Since we have our conference on Content Technologies for Government in Washington this week I probably will not get to Tech-Ed which is at our new convention center here in Boston, even though it is less than 2 blocks away. But if I had the time, I would be there scouting out the new WinFS beta and the intriguing Project Orange, (which may be relevant to the previous post on Viper). Mary Jo Foley has a list of the top 10 things to watch for there. She and others have pointed to this post for some clues on Project Orange.

IBM Announces Release of Viper – DB2 9

As we reported yesterday, IBM announced the release of DB2 9, which is the official release name for Viper, their effort to incorporate XML content into a relational database. Microsoft and Oracle have their own strategies for doing this, and once all their work settles down and starts to get seriously deployed, building enterprise applications will never be the same.
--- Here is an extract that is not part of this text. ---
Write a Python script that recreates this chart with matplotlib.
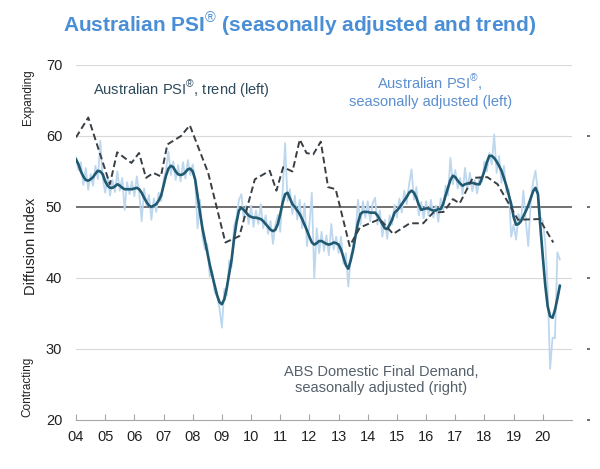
import numpy as np
import matplotlib
matplotlib.use("Agg")
import matplotlib.pyplot as plt

plt.rcParams['font.family'] = ['Liberation Sans', 'DejaVu Sans']
plt.rcParams['mathtext.fontset'] = 'custom'
plt.rcParams['mathtext.rm'] = 'Liberation Sans'

# Australian PSI, trend (monthly from Jan 2004)
psi_trend = [
    56.7, 56.0, 55.0, 54.3, 53.8, 53.7, 53.9, 54.2, 54.7, 55.1, 55.0, 54.6,  # 2004
    53.6, 53.0, 52.7, 52.7, 52.9, 53.2, 53.0, 52.7, 52.5, 52.5, 52.5, 52.5,  # 2005
    52.6, 52.7, 52.5, 52.0, 51.3, 50.7, 50.2, 50.0, 50.2, 50.4, 50.9, 51.6,  # 2006
    53.0, 54.4, 55.4, 55.8, 55.6, 55.0, 54.6, 54.5, 54.6, 54.9, 55.3, 55.4,  # 2007
    55.0, 53.9, 51.5, 49.2, 47.0, 45.3, 43.6, 41.9, 40.4, 39.0, 37.6, 36.6,  # 2008
    36.3, 37.0, 38.6, 40.6, 42.6, 45.5, 47.8, 49.5, 49.9, 49.6, 49.2, 48.8,  # 2009
    48.6, 48.5, 48.5, 48.4, 48.3, 48.0, 47.6, 47.2, 46.8, 46.6, 46.8, 47.6,  # 2010
    49.0, 50.6, 51.8, 52.0, 51.2, 50.4, 50.0, 49.5, 49.0, 48.3, 47.5, 46.7,  # 2011
    45.8, 45.0, 44.7, 44.9, 45.2, 45.2, 45.0, 44.8, 44.7, 44.8, 45.0, 44.9,  # 2012
    44.7, 44.0, 42.9, 41.8, 41.3, 42.5, 44.0, 46.0, 47.8, 49.0, 49.3, 49.3,  # 2013
    49.3, 49.2, 49.2, 49.2, 48.8, 48.2, 47.6, 47.0, 46.9, 47.5, 48.2, 49.2,  # 2014
    49.5, 49.9, 50.4, 50.9, 51.4, 52.0, 52.3, 52.0, 51.3, 50.3, 49.6, 49.7,  # 2015
    49.8, 49.8, 49.6, 49.5, 49.5, 49.7, 49.7, 50.4, 51.6, 52.7, 53.8, 54.4,  # 2016
    54.2, 53.7, 53.3, 53.0, 53.2, 53.3, 53.4, 53.4, 53.3, 53.2, 53.2, 54.1,  # 2017
    55.1, 56.3, 57.2, 57.2, 56.9, 56.4, 55.8, 55.1, 54.1, 53.0, 51.7, 50.4,  # 2018
    48.6, 47.5, 47.6, 48.0, 48.7, 49.4, 50.2, 51.2, 52.2, 52.7, 51.8, 47.2,  # 2019
    43.0, 39.0, 36.0, 34.6, 34.4, 35.5, 37.1, 38.9,                          # 2020
]

# Australian PSI, seasonally adjusted (monthly from Jan 2004)
psi_sa = [
    57.0, 55.2, 56.3, 53.1, 55.5, 52.4, 54.6, 53.0, 55.8, 53.9, 59.3, 54.0,  # 2004
    52.0, 54.2, 51.6, 53.8, 52.1, 55.0, 52.3, 54.1, 49.6, 53.5, 51.8, 53.6,  # 2005
    51.5, 54.3, 52.0, 48.0, 52.6, 50.2, 51.7, 48.2, 51.2, 49.3, 52.0, 50.8,  # 2006
    53.8, 55.2, 57.8, 54.5, 56.4, 53.8, 55.9, 53.6, 56.3, 54.0, 56.6, 54.5,  # 2007
    56.0, 53.5, 47.0, 51.0, 45.8, 44.0, 44.8, 40.2, 41.0, 38.0, 37.5, 35.8,  # 2008
    33.0, 38.5, 37.5, 42.5, 41.5, 47.3, 48.5, 51.0, 51.8, 48.3, 50.2, 47.6,  # 2009
    50.2, 47.2, 49.5, 47.6, 50.4, 47.0, 48.8, 46.2, 48.0, 44.8, 47.5, 48.9,  # 2010
    46.5, 52.3, 59.0, 50.8, 52.5, 49.0, 51.6, 48.2, 51.0, 47.0, 50.5, 44.5,  # 2011
    47.5, 52.0, 40.0, 47.0, 43.5, 46.5, 43.8, 46.0, 43.2, 47.6, 44.0, 45.8,  # 2012
    43.5, 45.8, 42.0, 43.5, 38.8, 43.0, 44.5, 46.3, 51.0, 47.5, 50.8, 48.5,  # 2013
    50.8, 48.0, 50.5, 51.3, 47.5, 49.5, 45.8, 48.2, 45.5, 48.8, 47.5, 50.3,  # 2014
    48.5, 51.2, 49.2, 52.3, 50.4, 53.2, 55.3, 51.0, 52.8, 48.8, 50.7, 48.4,  # 2015
    50.8, 48.8, 51.0, 48.5, 50.2, 47.9, 51.2, 49.6, 53.0, 51.6, 56.9, 53.2,  # 2016
    55.2, 52.6, 54.1, 51.8, 55.5, 52.5, 54.8, 52.2, 53.8, 51.9, 54.2, 53.5,  # 2017
    56.4, 55.0, 57.6, 56.0, 60.2, 54.8, 57.2, 53.4, 55.8, 52.0, 52.5, 45.8,  # 2018
    47.5, 45.4, 49.0, 47.8, 52.3, 48.0, 44.5, 50.5, 53.5, 55.1, 52.0, 48.6,  # 2019
    48.0, 45.0, 38.6, 27.2, 31.6, 31.5, 43.6, 42.6,                          # 2020
]

# ABS domestic final demand, annual % change (right axis)
dfd_date = [2004.0, 2004.42, 2005.16, 2005.41, 2005.9, 2006.16, 2006.4, 2006.65,
            2006.91, 2007.13, 2007.6, 2007.9, 2008.53, 2009.12, 2009.6, 2010.13,
            2010.64, 2010.87, 2011.1, 2011.42, 2011.67, 2011.9, 2012.13, 2012.39,
            2012.64, 2012.9, 2013.38, 2013.73, 2014.41, 2014.87, 2015.44, 2015.9,
            2016.24, 2016.6, 2016.92, 2017.15, 2017.6, 2018.1, 2018.45, 2019.15,
            2019.88, 2020.36]
dfd_pct = [5.92, 7.04, 3.28, 5.08, 4.48, 5.04, 3.64, 3.92,
           3.72, 5.52, 6.0, 6.6, 3.92, 0.0, 0.36, 3.56,
           4.04, 2.92, 4.24, 4.0, 5.8, 5.04, 4.96, 5.68,
           3.12, 3.0, -0.2, 0.84, 1.32, 0.48, 1.08, 1.08,
           1.68, 1.72, 2.44, 2.2, 3.64, 3.68, 3.28, 1.28,
           1.32, 0.0]

years = list(range(2004, 2021))
year_labels = ["%02d" % (y % 100) for y in years]
left_ticks = [20, 30, 40, 50, 60, 70]
right_ticks = [-10, -6, -2, 2, 6]

months = 2004 + np.arange(len(psi_trend)) / 12.0

fig = plt.figure(figsize=(6, 4.69), dpi=100)
ax = fig.add_axes([0.1267, 0.1045, 0.8266, 0.757])

for v in [30, 40, 60, 70]:
    ax.axhline(v, color="#d9d9d9", lw=0.8, zorder=0)
ax.axhline(50, color="#595959", lw=1.2, zorder=1)

ax.plot(months, psi_sa, color="#bdd7ee", lw=1.3, zorder=2)
ax.plot(months, psi_trend, color="#1f5a72", lw=1.9, zorder=3)

ax.set_xlim(2004, 2021)
ax.set_ylim(20, 70)
ax.set_yticks(left_ticks)
ax.set_xticks(years)
ax.set_xticklabels(year_labels)
for s in ["left", "right", "top"]:
    ax.spines[s].set_visible(False)
ax.spines["bottom"].set_color("#a6a6a6")
ax.tick_params(axis="x", direction="in", length=4, color="#a6a6a6",
               labelsize=10.5, pad=7, labelcolor="#222222")
ax.tick_params(axis="y", length=0, labelsize=10.5, pad=10, labelcolor="#222222")

ax2 = ax.twinx()
ax2.plot(dfd_date, dfd_pct, color="#383f45", lw=1.4, ls=(0, (3.4, 1.8)), zorder=4)
ax2.set_ylim(-10, 10)
ax2.set_yticks(right_ticks)
for s in ["left", "top", "bottom"]:
    ax2.spines[s].set_visible(False)
# right-hand labels are cut off at the edge in the original; only slivers show
ax2.spines["right"].set_position(("outward", 11))
ax2.spines["right"].set_visible(False)
ax2.tick_params(axis="y", direction="out", length=2, width=1.2, color="#555555",
                labelright=False)

fig.text(0.5, 0.949, r"Australian PSI$^{\mathrm{®}}$ (seasonally adjusted and trend)",
         ha="center", va="center", fontsize=15, fontweight="bold", color="#4a8fd6")
fig.text(0.155, 0.81, r"Australian PSI$^{\mathrm{®}}$, trend (left)",
         ha="left", va="center", fontsize=10.5, color="#2e4b5c")
fig.text(0.717, 0.807, "Australian PSI$^{\\mathrm{®}}$,\nseasonally adjusted (left)",
         ha="center", va="center", fontsize=10.5, color="#5b8fd0", linespacing=1.2)
fig.text(0.635, 0.19, "ABS Domestic Final Demand,\nseasonally adjusted (right)",
         ha="center", va="center", fontsize=10.5, color="#55606b", linespacing=1.2)

fig.text(0.052, 0.475, "Diffusion Index", rotation=90, ha="center", va="center",
         fontsize=10.5, color="#222222")
fig.text(0.046, 0.793, "Expanding", rotation=90, ha="center", va="center",
         fontsize=8.5, color="#222222")
fig.text(0.046, 0.175, "Contracting", rotation=90, ha="center", va="center",
         fontsize=8.5, color="#222222")

fig.savefig("out.png", dpi=100)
It has been 20 years since the early demand for databases that could handle marked-up content (SGML back then), and there have been many products developed to manage SGML/XML repositories since then – Astoria, Berkley DB XML, Ipedo, Ixiasoft, Mark Logic, Software AG, Vasont, X-Hive, and XyEnterprise are some currrent examples.
There has been lots of debate over the years about the best approach to managing marked-up content, and it is safe to say that there is not a single answer. This means that you need to understand what the differences are between them – and it won’t be easy for those of you new to the unstructured data world – this is much trickier than the relational data world. In spite of the huge benefits of the major DB players providing serious XML support, the wide variety of content application requirements will ensure a long-term need for quite a few specialty vendors, whether they are targeting vertical applications or horizontal components. The good news is that even with many different XML application schemas, it continues to get easier to integrate all kinds of XML data.